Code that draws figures
· · · · ·
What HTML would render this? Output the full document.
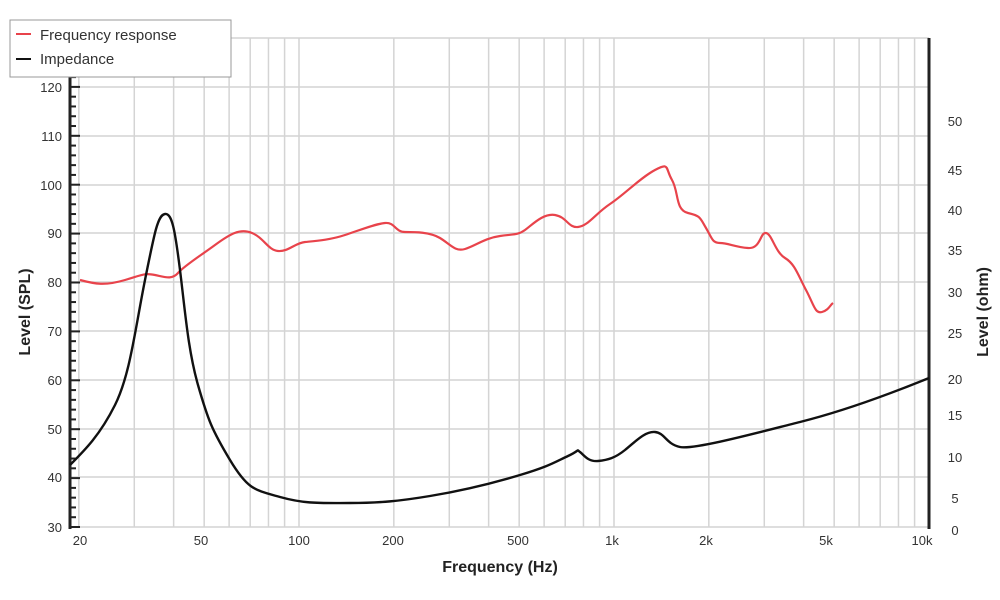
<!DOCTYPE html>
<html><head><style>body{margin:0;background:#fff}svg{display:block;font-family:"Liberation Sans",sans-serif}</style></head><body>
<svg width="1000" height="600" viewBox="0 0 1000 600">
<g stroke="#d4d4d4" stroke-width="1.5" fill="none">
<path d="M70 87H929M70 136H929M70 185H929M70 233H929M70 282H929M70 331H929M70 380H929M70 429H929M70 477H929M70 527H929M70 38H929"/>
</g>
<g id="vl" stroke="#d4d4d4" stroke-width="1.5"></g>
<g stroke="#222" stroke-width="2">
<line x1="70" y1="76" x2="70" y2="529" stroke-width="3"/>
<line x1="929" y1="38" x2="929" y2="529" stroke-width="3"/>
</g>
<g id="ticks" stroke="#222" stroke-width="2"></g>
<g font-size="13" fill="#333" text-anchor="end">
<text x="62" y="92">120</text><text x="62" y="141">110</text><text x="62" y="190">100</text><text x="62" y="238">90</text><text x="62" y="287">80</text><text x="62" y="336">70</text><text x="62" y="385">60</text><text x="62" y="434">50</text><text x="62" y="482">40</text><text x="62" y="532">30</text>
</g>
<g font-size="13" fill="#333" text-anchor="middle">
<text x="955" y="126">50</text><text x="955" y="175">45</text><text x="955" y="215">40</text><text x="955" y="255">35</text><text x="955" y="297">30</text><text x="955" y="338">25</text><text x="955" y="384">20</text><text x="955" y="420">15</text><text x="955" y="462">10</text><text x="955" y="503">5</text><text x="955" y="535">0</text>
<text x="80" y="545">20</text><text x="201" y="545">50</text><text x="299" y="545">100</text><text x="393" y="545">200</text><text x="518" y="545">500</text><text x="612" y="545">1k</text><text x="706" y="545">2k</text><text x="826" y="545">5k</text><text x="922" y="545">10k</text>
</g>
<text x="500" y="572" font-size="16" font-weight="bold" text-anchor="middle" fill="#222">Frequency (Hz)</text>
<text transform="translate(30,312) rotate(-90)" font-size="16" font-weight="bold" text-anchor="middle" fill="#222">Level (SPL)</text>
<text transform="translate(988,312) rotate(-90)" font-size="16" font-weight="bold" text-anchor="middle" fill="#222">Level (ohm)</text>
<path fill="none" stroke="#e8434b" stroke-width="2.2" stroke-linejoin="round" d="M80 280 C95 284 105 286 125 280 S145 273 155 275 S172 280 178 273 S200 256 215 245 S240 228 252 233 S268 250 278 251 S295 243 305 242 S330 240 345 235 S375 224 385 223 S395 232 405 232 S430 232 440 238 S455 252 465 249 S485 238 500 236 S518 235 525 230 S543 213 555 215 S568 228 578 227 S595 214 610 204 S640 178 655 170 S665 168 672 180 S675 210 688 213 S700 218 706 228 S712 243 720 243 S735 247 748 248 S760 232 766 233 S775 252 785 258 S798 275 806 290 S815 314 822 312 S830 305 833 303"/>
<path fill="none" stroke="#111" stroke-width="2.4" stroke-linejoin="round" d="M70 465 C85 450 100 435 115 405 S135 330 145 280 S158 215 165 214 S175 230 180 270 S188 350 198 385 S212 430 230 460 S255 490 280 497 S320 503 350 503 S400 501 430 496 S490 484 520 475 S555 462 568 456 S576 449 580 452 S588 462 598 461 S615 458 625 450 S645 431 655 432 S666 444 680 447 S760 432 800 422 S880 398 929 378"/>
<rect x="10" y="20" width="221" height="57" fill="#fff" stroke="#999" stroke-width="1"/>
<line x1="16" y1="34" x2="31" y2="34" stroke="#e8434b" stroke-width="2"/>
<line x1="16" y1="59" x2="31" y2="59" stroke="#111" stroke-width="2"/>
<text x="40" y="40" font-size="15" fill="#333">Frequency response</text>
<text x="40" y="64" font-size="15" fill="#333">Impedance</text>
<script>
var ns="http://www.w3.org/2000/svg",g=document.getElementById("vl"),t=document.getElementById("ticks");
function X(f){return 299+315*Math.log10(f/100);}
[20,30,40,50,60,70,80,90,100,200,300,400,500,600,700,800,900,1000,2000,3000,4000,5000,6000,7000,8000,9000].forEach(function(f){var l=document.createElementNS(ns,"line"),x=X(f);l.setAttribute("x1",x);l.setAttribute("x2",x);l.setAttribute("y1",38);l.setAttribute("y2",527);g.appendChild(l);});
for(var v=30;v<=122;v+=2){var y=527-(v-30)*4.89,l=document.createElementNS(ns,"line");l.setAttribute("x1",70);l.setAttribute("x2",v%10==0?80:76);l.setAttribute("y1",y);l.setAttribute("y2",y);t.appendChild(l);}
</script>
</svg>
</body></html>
· · · · ·
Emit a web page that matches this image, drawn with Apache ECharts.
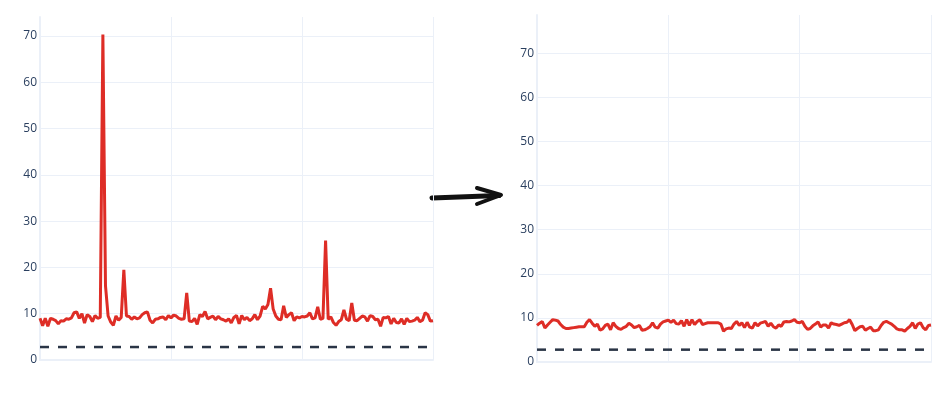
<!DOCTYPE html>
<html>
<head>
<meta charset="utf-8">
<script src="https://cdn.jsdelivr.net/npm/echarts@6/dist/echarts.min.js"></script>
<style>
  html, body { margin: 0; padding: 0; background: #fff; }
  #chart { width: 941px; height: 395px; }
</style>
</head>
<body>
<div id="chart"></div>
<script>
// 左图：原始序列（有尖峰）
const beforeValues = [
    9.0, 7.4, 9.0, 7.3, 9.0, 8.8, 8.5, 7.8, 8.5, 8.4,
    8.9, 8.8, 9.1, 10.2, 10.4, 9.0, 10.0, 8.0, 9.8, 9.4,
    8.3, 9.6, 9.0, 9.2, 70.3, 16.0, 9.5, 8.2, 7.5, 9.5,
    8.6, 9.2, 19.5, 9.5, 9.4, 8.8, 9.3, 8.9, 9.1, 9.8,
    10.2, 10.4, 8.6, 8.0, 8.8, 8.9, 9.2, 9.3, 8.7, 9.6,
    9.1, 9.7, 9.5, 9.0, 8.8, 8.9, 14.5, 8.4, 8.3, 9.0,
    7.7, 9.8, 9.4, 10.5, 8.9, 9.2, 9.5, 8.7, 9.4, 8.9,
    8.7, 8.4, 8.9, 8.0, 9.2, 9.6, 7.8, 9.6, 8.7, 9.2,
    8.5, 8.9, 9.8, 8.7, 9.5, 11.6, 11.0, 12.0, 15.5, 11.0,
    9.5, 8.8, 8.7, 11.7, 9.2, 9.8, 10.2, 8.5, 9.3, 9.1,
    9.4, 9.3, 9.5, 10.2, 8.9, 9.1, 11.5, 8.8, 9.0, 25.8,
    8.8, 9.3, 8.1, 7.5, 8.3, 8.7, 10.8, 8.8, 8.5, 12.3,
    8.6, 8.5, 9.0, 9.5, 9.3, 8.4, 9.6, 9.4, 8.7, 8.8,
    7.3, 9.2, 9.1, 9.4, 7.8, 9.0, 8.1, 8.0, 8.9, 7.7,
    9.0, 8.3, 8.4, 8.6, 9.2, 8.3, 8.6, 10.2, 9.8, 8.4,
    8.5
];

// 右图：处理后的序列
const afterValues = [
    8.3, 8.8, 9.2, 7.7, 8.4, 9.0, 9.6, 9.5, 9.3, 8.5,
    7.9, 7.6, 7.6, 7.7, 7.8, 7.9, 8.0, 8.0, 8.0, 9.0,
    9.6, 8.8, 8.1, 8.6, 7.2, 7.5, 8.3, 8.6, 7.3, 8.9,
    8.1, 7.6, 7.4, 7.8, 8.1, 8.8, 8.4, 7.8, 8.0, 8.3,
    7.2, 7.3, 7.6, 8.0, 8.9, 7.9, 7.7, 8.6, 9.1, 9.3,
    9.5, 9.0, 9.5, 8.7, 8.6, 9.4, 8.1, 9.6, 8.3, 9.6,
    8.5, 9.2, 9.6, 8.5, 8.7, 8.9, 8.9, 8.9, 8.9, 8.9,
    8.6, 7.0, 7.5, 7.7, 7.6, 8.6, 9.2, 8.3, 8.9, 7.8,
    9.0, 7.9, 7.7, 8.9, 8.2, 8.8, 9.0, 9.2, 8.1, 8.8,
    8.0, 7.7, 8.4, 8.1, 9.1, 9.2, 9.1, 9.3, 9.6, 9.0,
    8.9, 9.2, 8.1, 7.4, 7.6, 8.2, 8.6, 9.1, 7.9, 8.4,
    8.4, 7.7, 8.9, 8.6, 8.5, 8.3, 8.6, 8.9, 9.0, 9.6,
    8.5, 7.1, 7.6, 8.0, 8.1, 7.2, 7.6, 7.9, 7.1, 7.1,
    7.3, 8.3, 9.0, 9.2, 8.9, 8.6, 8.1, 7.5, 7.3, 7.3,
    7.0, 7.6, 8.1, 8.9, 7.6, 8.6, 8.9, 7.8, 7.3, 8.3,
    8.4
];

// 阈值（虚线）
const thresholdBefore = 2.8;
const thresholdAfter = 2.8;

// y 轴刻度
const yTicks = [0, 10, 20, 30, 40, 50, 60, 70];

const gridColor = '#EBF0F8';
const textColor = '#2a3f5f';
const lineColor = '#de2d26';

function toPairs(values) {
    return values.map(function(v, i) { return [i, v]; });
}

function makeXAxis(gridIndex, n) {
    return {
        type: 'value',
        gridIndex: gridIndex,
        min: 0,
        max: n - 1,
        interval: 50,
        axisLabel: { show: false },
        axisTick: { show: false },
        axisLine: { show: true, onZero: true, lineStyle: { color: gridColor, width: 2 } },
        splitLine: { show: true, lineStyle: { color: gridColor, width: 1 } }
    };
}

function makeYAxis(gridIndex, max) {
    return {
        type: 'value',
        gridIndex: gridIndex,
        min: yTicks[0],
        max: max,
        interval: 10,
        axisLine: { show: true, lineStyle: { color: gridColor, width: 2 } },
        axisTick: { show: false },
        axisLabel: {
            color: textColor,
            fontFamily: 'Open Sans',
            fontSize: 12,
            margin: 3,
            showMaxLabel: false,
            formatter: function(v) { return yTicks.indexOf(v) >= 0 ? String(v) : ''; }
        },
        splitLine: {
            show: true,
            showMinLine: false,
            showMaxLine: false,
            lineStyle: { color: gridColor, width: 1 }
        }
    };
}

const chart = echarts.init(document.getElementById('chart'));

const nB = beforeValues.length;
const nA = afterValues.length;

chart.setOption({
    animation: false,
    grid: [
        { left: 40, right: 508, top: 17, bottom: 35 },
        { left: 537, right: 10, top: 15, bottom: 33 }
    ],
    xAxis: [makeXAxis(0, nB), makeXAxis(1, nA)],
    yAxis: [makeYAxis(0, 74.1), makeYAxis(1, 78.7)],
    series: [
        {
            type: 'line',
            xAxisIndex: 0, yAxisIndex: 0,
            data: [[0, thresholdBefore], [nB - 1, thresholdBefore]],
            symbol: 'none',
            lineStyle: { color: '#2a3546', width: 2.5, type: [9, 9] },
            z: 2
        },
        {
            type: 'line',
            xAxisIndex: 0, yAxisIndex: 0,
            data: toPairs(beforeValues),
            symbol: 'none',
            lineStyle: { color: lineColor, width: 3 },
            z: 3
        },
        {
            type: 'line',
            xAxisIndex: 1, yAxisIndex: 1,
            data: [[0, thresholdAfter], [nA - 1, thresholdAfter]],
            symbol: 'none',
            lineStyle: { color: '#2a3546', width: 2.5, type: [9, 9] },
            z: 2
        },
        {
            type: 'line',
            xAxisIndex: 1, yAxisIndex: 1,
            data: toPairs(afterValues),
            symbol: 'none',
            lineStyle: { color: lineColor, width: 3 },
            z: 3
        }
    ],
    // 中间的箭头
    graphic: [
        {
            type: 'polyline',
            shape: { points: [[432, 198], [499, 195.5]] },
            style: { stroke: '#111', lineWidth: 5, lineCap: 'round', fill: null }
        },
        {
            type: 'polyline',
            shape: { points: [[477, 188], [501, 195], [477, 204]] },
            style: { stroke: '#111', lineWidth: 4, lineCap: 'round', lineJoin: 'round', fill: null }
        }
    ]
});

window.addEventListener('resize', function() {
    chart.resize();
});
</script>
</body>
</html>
· · · · ·
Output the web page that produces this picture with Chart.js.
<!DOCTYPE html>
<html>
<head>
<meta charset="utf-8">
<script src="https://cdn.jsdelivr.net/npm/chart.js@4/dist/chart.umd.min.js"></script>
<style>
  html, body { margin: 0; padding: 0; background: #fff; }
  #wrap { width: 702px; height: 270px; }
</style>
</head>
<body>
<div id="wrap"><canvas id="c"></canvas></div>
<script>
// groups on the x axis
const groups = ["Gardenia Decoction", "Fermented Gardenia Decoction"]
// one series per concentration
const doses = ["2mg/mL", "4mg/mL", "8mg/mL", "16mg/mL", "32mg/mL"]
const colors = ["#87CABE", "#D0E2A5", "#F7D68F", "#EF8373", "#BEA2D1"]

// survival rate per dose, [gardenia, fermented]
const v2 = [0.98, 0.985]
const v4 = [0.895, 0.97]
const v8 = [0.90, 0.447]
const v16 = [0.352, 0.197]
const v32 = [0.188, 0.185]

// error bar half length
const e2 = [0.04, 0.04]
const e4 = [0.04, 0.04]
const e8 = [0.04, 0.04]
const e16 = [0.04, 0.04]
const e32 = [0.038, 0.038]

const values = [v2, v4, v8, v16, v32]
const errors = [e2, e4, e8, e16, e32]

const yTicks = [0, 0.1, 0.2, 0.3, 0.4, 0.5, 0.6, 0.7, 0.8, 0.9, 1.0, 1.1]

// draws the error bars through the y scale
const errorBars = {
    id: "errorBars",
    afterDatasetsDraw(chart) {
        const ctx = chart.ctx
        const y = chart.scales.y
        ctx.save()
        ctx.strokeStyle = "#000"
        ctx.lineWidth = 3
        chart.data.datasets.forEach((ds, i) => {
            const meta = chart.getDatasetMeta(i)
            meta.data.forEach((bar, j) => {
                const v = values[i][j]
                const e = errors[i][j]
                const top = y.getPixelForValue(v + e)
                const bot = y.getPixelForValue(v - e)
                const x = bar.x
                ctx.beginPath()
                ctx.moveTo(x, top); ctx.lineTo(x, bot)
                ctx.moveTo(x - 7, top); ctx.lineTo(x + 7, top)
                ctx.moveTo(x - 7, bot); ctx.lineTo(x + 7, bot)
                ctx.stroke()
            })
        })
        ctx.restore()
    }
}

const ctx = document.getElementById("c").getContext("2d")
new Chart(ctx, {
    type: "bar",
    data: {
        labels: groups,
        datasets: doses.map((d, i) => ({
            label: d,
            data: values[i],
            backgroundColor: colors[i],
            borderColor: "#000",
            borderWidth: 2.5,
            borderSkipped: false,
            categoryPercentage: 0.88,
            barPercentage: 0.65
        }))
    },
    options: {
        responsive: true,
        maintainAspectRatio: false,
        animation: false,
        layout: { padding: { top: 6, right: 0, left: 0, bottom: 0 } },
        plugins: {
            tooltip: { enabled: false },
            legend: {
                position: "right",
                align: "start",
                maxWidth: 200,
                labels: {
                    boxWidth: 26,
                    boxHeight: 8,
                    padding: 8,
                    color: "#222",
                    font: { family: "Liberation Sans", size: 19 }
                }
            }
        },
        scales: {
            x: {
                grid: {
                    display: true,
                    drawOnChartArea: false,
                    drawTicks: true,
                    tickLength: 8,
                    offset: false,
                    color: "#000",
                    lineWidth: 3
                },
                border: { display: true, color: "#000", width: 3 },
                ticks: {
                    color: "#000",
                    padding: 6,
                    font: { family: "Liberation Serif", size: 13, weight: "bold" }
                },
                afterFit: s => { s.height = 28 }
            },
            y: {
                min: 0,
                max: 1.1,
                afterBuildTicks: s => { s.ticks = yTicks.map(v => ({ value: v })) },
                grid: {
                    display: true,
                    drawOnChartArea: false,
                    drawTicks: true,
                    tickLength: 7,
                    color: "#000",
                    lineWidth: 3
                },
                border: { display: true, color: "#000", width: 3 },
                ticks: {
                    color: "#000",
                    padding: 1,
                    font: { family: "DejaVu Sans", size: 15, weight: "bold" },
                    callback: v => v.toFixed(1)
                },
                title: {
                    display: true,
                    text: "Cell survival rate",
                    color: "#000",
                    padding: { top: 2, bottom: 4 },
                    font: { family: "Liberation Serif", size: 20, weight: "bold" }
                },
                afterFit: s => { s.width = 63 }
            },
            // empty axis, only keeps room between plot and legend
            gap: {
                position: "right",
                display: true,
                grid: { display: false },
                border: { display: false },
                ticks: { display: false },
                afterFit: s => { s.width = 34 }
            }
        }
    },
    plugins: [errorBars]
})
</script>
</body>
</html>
· · · · ·
▶ [Directions]: From the records above, repeat exactly the lines from the one with "Output the web" through the one with "const v32 = [0.188, 0.185]", both included.

▶ [Response below]:
Output the web page that produces this picture with Chart.js.
<!DOCTYPE html>
<html>
<head>
<meta charset="utf-8">
<script src="https://cdn.jsdelivr.net/npm/chart.js@4/dist/chart.umd.min.js"></script>
<style>
  html, body { margin: 0; padding: 0; background: #fff; }
  #wrap { width: 702px; height: 270px; }
</style>
</head>
<body>
<div id="wrap"><canvas id="c"></canvas></div>
<script>
// groups on the x axis
const groups = ["Gardenia Decoction", "Fermented Gardenia Decoction"]
// one series per concentration
const doses = ["2mg/mL", "4mg/mL", "8mg/mL", "16mg/mL", "32mg/mL"]
const colors = ["#87CABE", "#D0E2A5", "#F7D68F", "#EF8373", "#BEA2D1"]

// survival rate per dose, [gardenia, fermented]
const v2 = [0.98, 0.985]
const v4 = [0.895, 0.97]
const v8 = [0.90, 0.447]
const v16 = [0.352, 0.197]
const v32 = [0.188, 0.185]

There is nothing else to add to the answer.